Results 1 to 11 of 11

Thread: How do I cut bowl blanks?

  1. #1

    How do I cut bowl blanks?

    I have a Norway maple that is being cut down next week. How do I cut bowl blanks from this? How do I dry them after cut?

  2. #2
    Not sure if you have a chainsaw or band-saw or both. I consider a chainsaw a necessity and a large band-saw a luxury.
    * For blanks that you will rough out on the lathe SOON:
    Crosscut the log slightly longer than the diameter, then split the log through the pith (each side will make a bowl). If you have an adequate band-saw, put flat side down on table and cut a circular blank. The flat side can end up as the top of the bowl (or the bottom if you prefer a natural edge), either way turn away the wood near the pith so that no part of the bowl is closer than an inch from where the pith was. Some people cut away the wood near the pith before the blank gets to the lathe.

    * For blanks that you will attempt to store a while:
    Crosscut the log as long as possible, seal the ends and store it above the ground in the shade.

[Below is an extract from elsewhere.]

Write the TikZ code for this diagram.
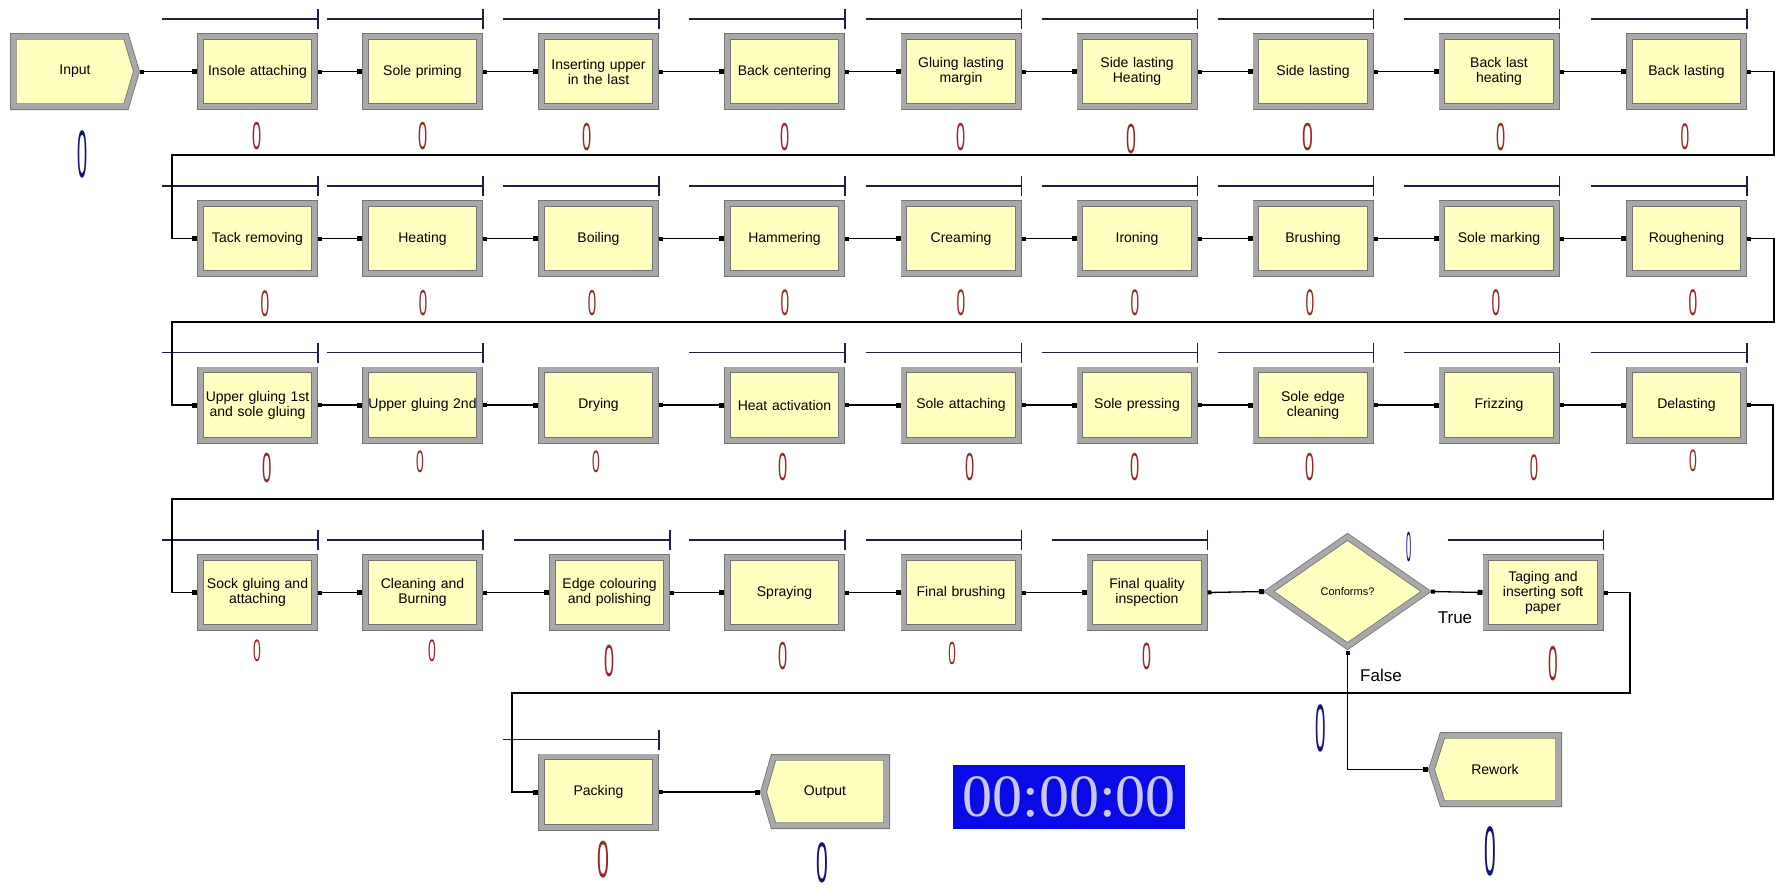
\documentclass[tikz,border=0pt]{standalone}
\usepackage{fontspec}
\usepackage{graphicx}
\setmainfont{Liberation Sans}
\newfontfamily\clockfont{Liberation Serif}
\usetikzlibrary{arrows.meta,shapes.geometric}
\definecolor{boxfill}{RGB}{255,255,192}
\definecolor{framegray}{RGB}{168,168,168}
\definecolor{frameedge}{RGB}{115,115,115}
\definecolor{barcol}{RGB}{30,30,70}
\definecolor{cred}{RGB}{150,40,40}
\definecolor{cblue}{RGB}{20,20,120}
\definecolor{clockbg}{RGB}{10,10,230}
\definecolor{clocktxt}{RGB}{200,200,240}
\tikzset{
  frame/.style={draw=frameedge, double=framegray, double distance=5pt, line width=0.8pt, fill=boxfill},
  proc/.style={frame, rectangle, minimum width=114.4pt, minimum height=70.4pt, inner sep=1pt, outer sep=3.3pt,
    align=center, text width=112pt, font=\fontsize{14}{15}\selectfont},
  shapelabel/.style={inner sep=0pt, outer sep=0pt, minimum height=77pt, font=\fontsize{14}{15}\selectfont},
  conn/.style={draw=black, line width=1.3pt, {Square[length=4pt,width=4pt]}-{Square[length=5pt,width=5pt]}},
  barline/.style={draw=barcol, line width=1.8pt},
  tflabel/.style={inner sep=0pt, font=\fontsize{17}{17}\selectfont},
}
\newcommand\zcount[6]{\node[text=#6, inner sep=0pt, outer sep=0pt] (#1) at (#2,#3) {\fontsize{#4}{#4}\selectfont\scalebox{#5}[1]{0}};}
\begin{document}
\begin{tikzpicture}[x=1pt,y=-1pt]
\fill[white] (0,0) rectangle (1783,892);
\useasboundingbox (0,0) rectangle (1783,892);

% ---- custom shapes (Create / Dispose)
\draw[frame] (13.3,36.3) -- (126,36.3) -- (136.5,71.5) -- (126,106.7) -- (13.3,106.7) -- cycle;
\node[shapelabel, minimum width=130pt] (input) at (75,71.5) {Input};
\draw[frame] (763.5,792) -- (773.5,757.3) -- (886.7,757.3) -- (886.7,825.7) -- (773.5,825.7) -- cycle;
\node[shapelabel, minimum width=130pt] (output) at (825,792) {Output};
\draw[frame] (1431.5,769.5) -- (1442.5,735.3) -- (1558.7,735.3) -- (1558.7,803.7) -- (1442.5,803.7) -- cycle;
\node[shapelabel, minimum width=134pt, minimum height=75pt] (rework) at (1495,769.5) {Rework};

% ---- row 1
\node[proc] (b11) at (257.5,71.5) {Insole attaching};
\node[proc] (b12) at (422.5,71.5) {Sole priming};
\node[proc] (b13) at (598.5,71.5) {Inserting upper\\in the last};
\node[proc] (b14) at (784.5,71.5) {Back centering};
\node[proc] (b15) at (961,71.5) {Gluing lasting\\margin};
\node[proc] (b16) at (1137,71.5) {Side lasting\\Heating};
\node[proc] (b17) at (1313,71.5) {Side lasting};
\node[proc] (b18) at (1499,71.5) {Back last\\heating};
\node[proc] (b19) at (1686.5,71.5) {Back lasting};
% ---- row 2
\node[proc] (b21) at (257.5,238.5) {Tack removing};
\node[proc] (b22) at (422.5,238.5) {Heating};
\node[proc] (b23) at (598.5,238.5) {Boiling};
\node[proc] (b24) at (784.5,238.5) {Hammering};
\node[proc] (b25) at (961,238.5) {Creaming};
\node[proc] (b26) at (1137,238.5) {Ironing};
\node[proc] (b27) at (1313,238.5) {Brushing};
\node[proc] (b28) at (1499,238.5) {Sole marking};
\node[proc] (b29) at (1686.5,238.5) {Roughening};
% ---- row 3
\node[proc] (b31) at (257.5,405) {Upper gluing 1st\\and sole gluing};
\node[proc] (b32) at (422.5,405) {Upper gluing 2nd};
\node[proc] (b33) at (598.5,405) {Drying};
\node[proc] (b34) at (784.5,405) {Heat activation};
\node[proc] (b35) at (961,405) {Sole attaching};
\node[proc] (b36) at (1137,405) {Sole pressing};
\node[proc] (b37) at (1313,405) {Sole edge\\cleaning};
\node[proc] (b38) at (1499,405) {Frizzing};
\node[proc] (b39) at (1686.5,405) {Delasting};
% ---- row 4
\node[proc] (b41) at (257.5,592.5) {Sock gluing and\\attaching};
\node[proc] (b42) at (422.5,592.5) {Cleaning and\\Burning};
\node[proc] (b43) at (609.5,592.5) {Edge colouring\\and polishing};
\node[proc] (b44) at (784.5,592.5) {Spraying};
\node[proc] (b45) at (961,592.5) {Final brushing};
\node[proc] (b46) at (1147,592.5) {Final quality\\inspection};
\node[frame, diamond, minimum width=160pt, minimum height=112pt, inner sep=0pt, outer sep=3.3pt,
  font=\fontsize{11}{12}\selectfont] (dia) at (1347.5,591.5) {Conforms?};
\node[proc] (b47) at (1543,592.5) {Taging and\\inserting soft\\paper};
% ---- row 5
\node[proc] (pack) at (598.5,792) {Packing};
\node[fill=clockbg, minimum width=232pt, minimum height=64pt, inner sep=0pt, text=clocktxt,
  font=\clockfont\fontsize{60}{60}\selectfont] (clock) at (1069,797) {00:00:00};

% ---- resource bars
\foreach \n in {b11,b12,b13,b14,b15,b16,b17,b18,b19,b21,b22,b23,b24,b25,b26,b27,b28,b29,
  b31,b32,b34,b35,b36,b37,b38,b39,b41,b42,b43,b44,b45,b46,b47,pack}{
  \draw[barline] ([xshift=-156pt,yshift=14pt]\n.north east) -- ([yshift=14pt]\n.north east);
  \draw[barline] ([yshift=4pt]\n.north east) -- ([yshift=24pt]\n.north east);
}

% ---- connectors
\draw[conn] (input.east) -- (b11.west);
\draw[conn] (b11) -- (b12); \draw[conn] (b12) -- (b13); \draw[conn] (b13) -- (b14);
\draw[conn] (b14) -- (b15); \draw[conn] (b15) -- (b16); \draw[conn] (b16) -- (b17);
\draw[conn] (b17) -- (b18); \draw[conn] (b18) -- (b19);
\draw[conn] (b19.east) -- (1774,71.5) |- (172,155) |- (b21.west);
\draw[conn] (b21) -- (b22); \draw[conn] (b22) -- (b23); \draw[conn] (b23) -- (b24);
\draw[conn] (b24) -- (b25); \draw[conn] (b25) -- (b26); \draw[conn] (b26) -- (b27);
\draw[conn] (b27) -- (b28); \draw[conn] (b28) -- (b29);
\draw[conn] (b29.east) -- (1774,238.5) |- (172,322) |- (b31.west);
\draw[conn] (b31) -- (b32); \draw[conn] (b32) -- (b33); \draw[conn] (b33) -- (b34);
\draw[conn] (b34) -- (b35); \draw[conn] (b35) -- (b36); \draw[conn] (b36) -- (b37);
\draw[conn] (b37) -- (b38); \draw[conn] (b38) -- (b39);
\draw[conn] (b39.east) -- (1773,405) |- (172,499) |- (b41.west);
\draw[conn] (b41) -- (b42); \draw[conn] (b42) -- (b43); \draw[conn] (b43) -- (b44);
\draw[conn] (b44) -- (b45); \draw[conn] (b45) -- (b46);
\draw[conn] (b46.east) -- (dia.west);
\draw[conn] (dia.east) -- (b47.west);
\draw[conn] (dia.south) |- (rework.west);
\draw[conn] (b47.east) -- (1630,592.5) |- (512,693) |- (pack.west);
\draw[conn] (pack.east) -- (output.west);

\node[tflabel] (ltrue) at (1455,618) {True};
\node[tflabel] (lfalse) at (1381,675) {False};

% ---- counters
\zcount{k0}{83}{154}{67}{0.27}{cblue}
\zcount{k11}{257}{136}{39}{0.42}{cred}
\zcount{k12}{423}{136}{39}{0.42}{cred}
\zcount{k13}{587}{137}{39}{0.42}{cred}
\zcount{k14}{785}{137}{39}{0.42}{cred}
\zcount{k15}{961}{137}{39}{0.42}{cred}
\zcount{k16}{1131}{139}{42}{0.42}{cred}
\zcount{k17}{1308}{137}{39}{0.5}{cred}
\zcount{k18}{1501}{137}{39}{0.42}{cred}
\zcount{k19}{1685}{137}{37}{0.42}{cred}
\zcount{k21}{265}{304}{37}{0.42}{cred}
\zcount{k22}{423}{303}{36}{0.42}{cred}
\zcount{k23}{592}{303}{36}{0.42}{cred}
\zcount{k24}{785}{303}{37}{0.42}{cred}
\zcount{k25}{961}{303}{37}{0.42}{cred}
\zcount{k26}{1135}{303}{37}{0.42}{cred}
\zcount{k27}{1310}{303}{37}{0.42}{cred}
\zcount{k28}{1496}{303}{37}{0.42}{cred}
\zcount{k29}{1693}{303}{37}{0.42}{cred}
\zcount{k31}{267}{468}{42}{0.4}{cred}
\zcount{k32}{420}{462}{31}{0.45}{cred}
\zcount{k33}{596}{462}{31}{0.45}{cred}
\zcount{k34}{783}{467}{39}{0.42}{cred}
\zcount{k35}{970}{467}{39}{0.42}{cred}
\zcount{k36}{1135}{467}{39}{0.42}{cred}
\zcount{k37}{1310}{467}{39}{0.42}{cred}
\zcount{k38}{1534}{468}{37}{0.4}{cred}
\zcount{k39}{1693}{461}{31}{0.45}{cred}
\zcount{k41}{257}{651}{31}{0.45}{cred}
\zcount{k42}{432}{651}{31}{0.45}{cred}
\zcount{k43}{609}{661}{45}{0.4}{cred}
\zcount{k44}{783}{656}{39}{0.42}{cred}
\zcount{k45}{952}{653}{32}{0.42}{cred}
\zcount{k46}{1147}{656}{38}{0.42}{cred}
\zcount{kd1}{1409}{547}{42}{0.22}{cblue}
\zcount{kd2}{1321}{728}{67}{0.28}{cblue}
\zcount{k47}{1553}{664}{49}{0.35}{cred}
\zcount{k51}{603}{860}{52}{0.41}{cred}
\zcount{ko}{822}{863}{57}{0.37}{cblue}
\zcount{kr}{1490}{851}{70}{0.3}{cblue}
\end{tikzpicture}
\end{document}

    Do not attempt to dry the blanks before turning unless you are OK with a high failure rate.
    _______________________________________
    When failure is not an option
    Mediocre is assured.

  3. #3
    What do you mean by " cut as long as possible"? I could just store the entire log to dry.

  4. #4
    Join Date
    Oct 2010
    Location
    Mountain City, TN
    Posts
    573
    Are you planning to wait until the wood is dry before you turn it?

  5. #5
    Join Date
    Feb 2008
    Location
    E TN, near Knoxville
    Posts
    12,298
    Quote Originally Posted by Matthew Curtis View Post
    What do you mean by " cut as long as possible"? I could just store the entire log to dry.
    You generally cannot dry a log successfully. Most will crack and split on the ends and down the sides long before dry inside. Large logs might still be wet inside after many decades.

    You forgot to provide some very basic information: What diameter are the logs and what size of blanks are you going to try to make?
    A bowl blank that is 6" in diameter and 2" thick can be managed far differently than one 16" in diameter and 8" thick.

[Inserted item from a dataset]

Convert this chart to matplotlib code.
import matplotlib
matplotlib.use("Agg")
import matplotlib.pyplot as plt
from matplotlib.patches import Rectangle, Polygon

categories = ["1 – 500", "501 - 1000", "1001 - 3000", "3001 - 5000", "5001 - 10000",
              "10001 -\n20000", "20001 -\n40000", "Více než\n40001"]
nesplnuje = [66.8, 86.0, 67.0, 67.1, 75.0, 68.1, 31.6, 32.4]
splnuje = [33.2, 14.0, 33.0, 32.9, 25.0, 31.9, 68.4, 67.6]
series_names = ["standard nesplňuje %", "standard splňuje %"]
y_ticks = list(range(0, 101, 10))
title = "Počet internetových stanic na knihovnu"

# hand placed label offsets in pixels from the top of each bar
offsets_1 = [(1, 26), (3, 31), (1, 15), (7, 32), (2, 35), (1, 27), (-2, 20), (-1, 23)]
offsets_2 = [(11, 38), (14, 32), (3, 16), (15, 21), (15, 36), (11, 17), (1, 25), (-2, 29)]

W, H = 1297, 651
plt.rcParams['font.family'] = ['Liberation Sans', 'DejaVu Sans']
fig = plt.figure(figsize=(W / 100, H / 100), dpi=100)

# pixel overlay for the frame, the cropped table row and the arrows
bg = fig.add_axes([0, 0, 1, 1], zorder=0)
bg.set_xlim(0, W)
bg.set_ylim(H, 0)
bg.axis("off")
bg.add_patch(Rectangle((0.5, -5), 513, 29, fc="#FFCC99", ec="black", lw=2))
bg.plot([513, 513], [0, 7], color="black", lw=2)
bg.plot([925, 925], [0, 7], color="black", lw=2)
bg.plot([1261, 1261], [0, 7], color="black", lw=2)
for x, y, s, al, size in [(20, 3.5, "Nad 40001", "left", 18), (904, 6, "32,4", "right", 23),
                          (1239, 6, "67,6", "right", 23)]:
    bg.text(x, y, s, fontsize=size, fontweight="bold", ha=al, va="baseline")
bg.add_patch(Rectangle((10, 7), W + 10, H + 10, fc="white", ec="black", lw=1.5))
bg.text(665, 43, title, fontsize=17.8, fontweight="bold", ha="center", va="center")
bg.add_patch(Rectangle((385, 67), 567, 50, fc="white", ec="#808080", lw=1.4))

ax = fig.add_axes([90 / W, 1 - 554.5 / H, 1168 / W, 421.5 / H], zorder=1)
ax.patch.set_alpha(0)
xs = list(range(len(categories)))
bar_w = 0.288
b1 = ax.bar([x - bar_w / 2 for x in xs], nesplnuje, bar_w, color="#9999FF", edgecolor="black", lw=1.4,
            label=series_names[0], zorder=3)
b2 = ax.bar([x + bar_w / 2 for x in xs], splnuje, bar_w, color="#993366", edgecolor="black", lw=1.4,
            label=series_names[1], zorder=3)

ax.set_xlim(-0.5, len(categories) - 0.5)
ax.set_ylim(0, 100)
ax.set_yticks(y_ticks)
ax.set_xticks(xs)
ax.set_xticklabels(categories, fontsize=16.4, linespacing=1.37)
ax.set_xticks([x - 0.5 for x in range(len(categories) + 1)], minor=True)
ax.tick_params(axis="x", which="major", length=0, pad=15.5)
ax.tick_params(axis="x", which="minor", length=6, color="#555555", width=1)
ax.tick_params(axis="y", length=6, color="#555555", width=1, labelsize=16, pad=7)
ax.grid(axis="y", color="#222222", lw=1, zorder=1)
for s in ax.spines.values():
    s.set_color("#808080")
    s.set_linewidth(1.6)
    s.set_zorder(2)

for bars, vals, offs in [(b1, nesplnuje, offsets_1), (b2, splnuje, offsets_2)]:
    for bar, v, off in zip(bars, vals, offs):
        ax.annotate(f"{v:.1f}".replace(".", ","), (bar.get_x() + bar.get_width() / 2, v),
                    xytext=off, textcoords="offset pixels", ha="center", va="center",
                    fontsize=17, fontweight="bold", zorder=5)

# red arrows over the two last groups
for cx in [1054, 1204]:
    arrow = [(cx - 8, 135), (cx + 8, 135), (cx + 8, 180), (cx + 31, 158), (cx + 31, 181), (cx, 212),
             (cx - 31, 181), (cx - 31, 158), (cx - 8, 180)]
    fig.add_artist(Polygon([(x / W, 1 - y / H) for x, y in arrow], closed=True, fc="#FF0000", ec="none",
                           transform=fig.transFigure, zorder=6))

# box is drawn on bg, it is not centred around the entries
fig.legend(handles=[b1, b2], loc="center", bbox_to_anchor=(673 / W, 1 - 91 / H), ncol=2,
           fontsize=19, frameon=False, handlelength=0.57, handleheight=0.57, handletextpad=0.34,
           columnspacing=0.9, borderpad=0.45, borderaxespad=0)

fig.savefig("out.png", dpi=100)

    I process and dry a lot of wood, some of it into bowl blanks. I do have some 3-4" thick that have been drying now for over 12 years. I often wax these completely. I have more bowl blanks 2-3" thick - most dry without cracking if sealed properly. But MOST of the green wood I cut into smaller blanks for spindles, boxes, and other smaller items. These dry gracefully. I know nothing about Norway Maple - most of what I've dried are species local to TN.

    Large blanks are usually best turned while green, one way if you want it to end up round is "twice turned": rough out to the shape but left with a quite thick wall, dried carefully for months, then remount and turn to final shape and wall thickness. Some people like to turn to final wall thickness while green then just let the bowl warp as it will.

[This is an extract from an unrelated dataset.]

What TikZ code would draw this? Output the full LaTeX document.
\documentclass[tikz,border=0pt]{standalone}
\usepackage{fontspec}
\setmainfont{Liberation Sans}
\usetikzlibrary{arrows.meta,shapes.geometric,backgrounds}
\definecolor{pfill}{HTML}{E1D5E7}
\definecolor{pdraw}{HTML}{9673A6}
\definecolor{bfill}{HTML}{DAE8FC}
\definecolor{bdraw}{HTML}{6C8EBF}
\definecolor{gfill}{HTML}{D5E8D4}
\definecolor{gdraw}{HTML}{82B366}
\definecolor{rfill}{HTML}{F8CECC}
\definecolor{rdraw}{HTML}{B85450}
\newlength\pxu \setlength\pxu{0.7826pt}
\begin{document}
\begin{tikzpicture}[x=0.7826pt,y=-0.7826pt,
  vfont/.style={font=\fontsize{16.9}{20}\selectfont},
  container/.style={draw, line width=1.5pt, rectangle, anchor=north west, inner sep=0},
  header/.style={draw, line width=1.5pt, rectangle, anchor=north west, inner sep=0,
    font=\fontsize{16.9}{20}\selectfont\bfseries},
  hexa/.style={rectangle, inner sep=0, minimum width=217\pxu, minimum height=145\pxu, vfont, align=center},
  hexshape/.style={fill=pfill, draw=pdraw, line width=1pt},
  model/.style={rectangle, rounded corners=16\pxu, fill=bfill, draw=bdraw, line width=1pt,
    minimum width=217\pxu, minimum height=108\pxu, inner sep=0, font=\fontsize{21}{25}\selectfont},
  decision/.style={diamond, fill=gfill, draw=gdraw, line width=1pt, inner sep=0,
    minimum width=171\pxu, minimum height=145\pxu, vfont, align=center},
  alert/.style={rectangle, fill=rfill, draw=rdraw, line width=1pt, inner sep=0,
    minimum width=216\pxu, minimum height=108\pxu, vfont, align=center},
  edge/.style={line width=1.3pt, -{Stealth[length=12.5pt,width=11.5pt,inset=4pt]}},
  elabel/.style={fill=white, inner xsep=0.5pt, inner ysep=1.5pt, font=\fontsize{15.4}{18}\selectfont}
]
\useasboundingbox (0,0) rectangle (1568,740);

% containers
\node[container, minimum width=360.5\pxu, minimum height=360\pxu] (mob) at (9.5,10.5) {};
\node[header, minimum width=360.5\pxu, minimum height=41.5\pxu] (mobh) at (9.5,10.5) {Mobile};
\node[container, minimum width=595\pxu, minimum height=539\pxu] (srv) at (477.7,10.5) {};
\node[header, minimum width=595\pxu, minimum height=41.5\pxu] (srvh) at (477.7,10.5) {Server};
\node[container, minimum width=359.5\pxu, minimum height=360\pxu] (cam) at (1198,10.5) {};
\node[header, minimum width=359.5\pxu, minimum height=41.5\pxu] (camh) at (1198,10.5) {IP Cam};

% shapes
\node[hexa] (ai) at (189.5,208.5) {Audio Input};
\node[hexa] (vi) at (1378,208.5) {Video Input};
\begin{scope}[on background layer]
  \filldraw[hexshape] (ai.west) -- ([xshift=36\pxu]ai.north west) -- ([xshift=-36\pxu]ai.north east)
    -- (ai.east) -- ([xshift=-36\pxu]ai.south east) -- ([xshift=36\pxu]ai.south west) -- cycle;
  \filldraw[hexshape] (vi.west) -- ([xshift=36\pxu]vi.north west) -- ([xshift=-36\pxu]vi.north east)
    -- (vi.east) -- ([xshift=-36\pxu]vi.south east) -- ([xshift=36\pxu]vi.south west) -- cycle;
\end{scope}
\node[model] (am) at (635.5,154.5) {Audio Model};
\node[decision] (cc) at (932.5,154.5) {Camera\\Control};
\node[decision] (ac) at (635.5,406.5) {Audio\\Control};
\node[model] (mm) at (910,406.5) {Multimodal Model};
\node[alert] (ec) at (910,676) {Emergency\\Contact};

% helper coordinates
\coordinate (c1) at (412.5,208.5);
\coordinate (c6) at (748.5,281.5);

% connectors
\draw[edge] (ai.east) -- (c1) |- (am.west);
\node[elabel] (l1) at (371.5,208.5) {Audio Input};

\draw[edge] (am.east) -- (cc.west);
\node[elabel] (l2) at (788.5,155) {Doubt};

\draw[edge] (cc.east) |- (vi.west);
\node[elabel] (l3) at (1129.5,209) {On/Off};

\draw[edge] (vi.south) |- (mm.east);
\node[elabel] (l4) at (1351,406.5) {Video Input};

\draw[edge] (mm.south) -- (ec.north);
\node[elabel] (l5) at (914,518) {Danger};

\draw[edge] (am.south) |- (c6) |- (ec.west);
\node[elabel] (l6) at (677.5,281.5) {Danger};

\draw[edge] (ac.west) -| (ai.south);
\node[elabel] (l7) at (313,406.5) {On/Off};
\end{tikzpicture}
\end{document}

    As for storing a log, the other John Jordan (the famous one) said he gets the entire log if possible, stores it off the ground and out of the sun, and never bothers to seal the ends. When he's ready to turn something he cuts about 6" or so off the end and throws it away then cuts a blank to turn. Starting with a long log insures less overall waste. If you store a short log section end grain checks and cracks will eventually ruin it, even if sealed. The best advice I've read is never bring home more green wood than you can expect to turn in a few weeks.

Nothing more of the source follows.